No pedido de revogação, o procurador-geral acrescentou que não há previsão legal para um acesso tão amplo aos documentos produzidos pelo Coaf e pela Receita Federal:

“Com efeito, o acesso livre e concentrado a todo e qualquer RIF ou RFFP a um único destinatário, além de não encontrar previsão na legislação de regência, é medida que contraria as balizas mínimas estabelecidas na Recomendação n.º 29 do Gafi, de caráter cogente”.

A recomendação citada por Aras estabelece que as unidades de inteligência financeira dos países devem ser “operacionalmente independentes e autônomas” e “ter a autoridade e a capacidade para desempenhar suas funções livremente, incluindo a decisão autônoma de analisar, solicitar e/ou encaminhar ou disseminar informações específicas”. O Gafi é uma organização internacional com representantes de diversos países e que tem a finalidade de estabelecer boas práticas de combate à lavagem de dinheiro e ao financiamento ao terrorismo.

A liminar concedida por Toffoli em julho para paralisar todas as investigações embasadas em relatórios do Coaf compartilhados sem decisões judiciais foi criticada pela Organização para a Cooperação e Desenvolvimento Econômico (OCDE).

“Trata-se de medida desproporcional que põe em risco a integridade do sistema de inteligência financeira” Augusto Aras, procurador-geral da República

Em visita ao Brasil nesta semana, o presidente da Comissão Antissuborno da OCDE, Drago Kros, cobrou que a decisão seja revertida. “Esperamos que o STF entenda que essa liminar não segue os padrões internacionais de combate à lavagem de dinheiro.

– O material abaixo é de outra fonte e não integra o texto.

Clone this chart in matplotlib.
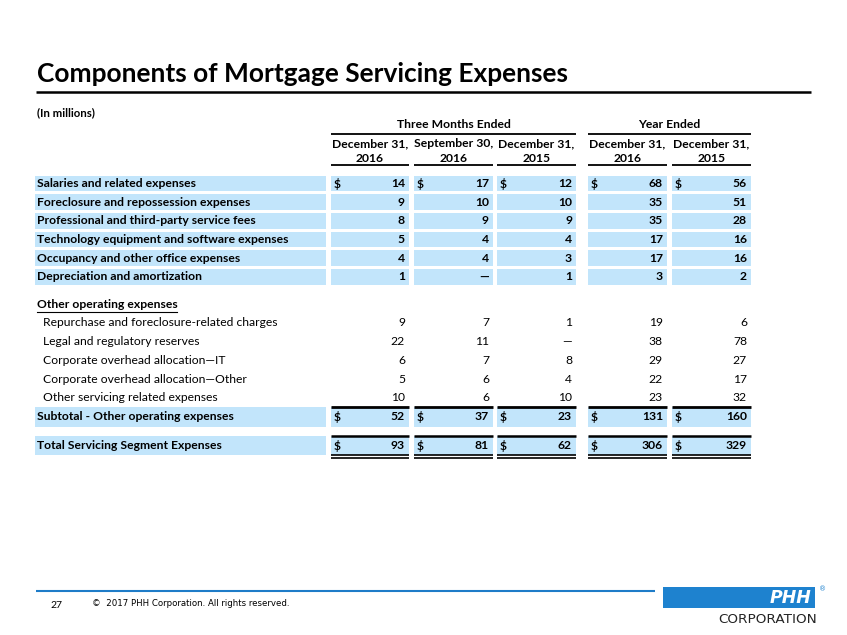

Os efeitos negativos dessa decisão sobre a luta contra a corrupção foi um dos motivos da nossa visita (ao Brasil)”, disse, na quartafeira. Toffoli justifica a decisão tomada argumentando ser favorável ao compartilhamento de dados globais sobre movimentações financeiras, mas afirma que a disseminação de dados detalhados seria uma forma de quebra de sigilo, o que só pode ser feito por ordem judicial.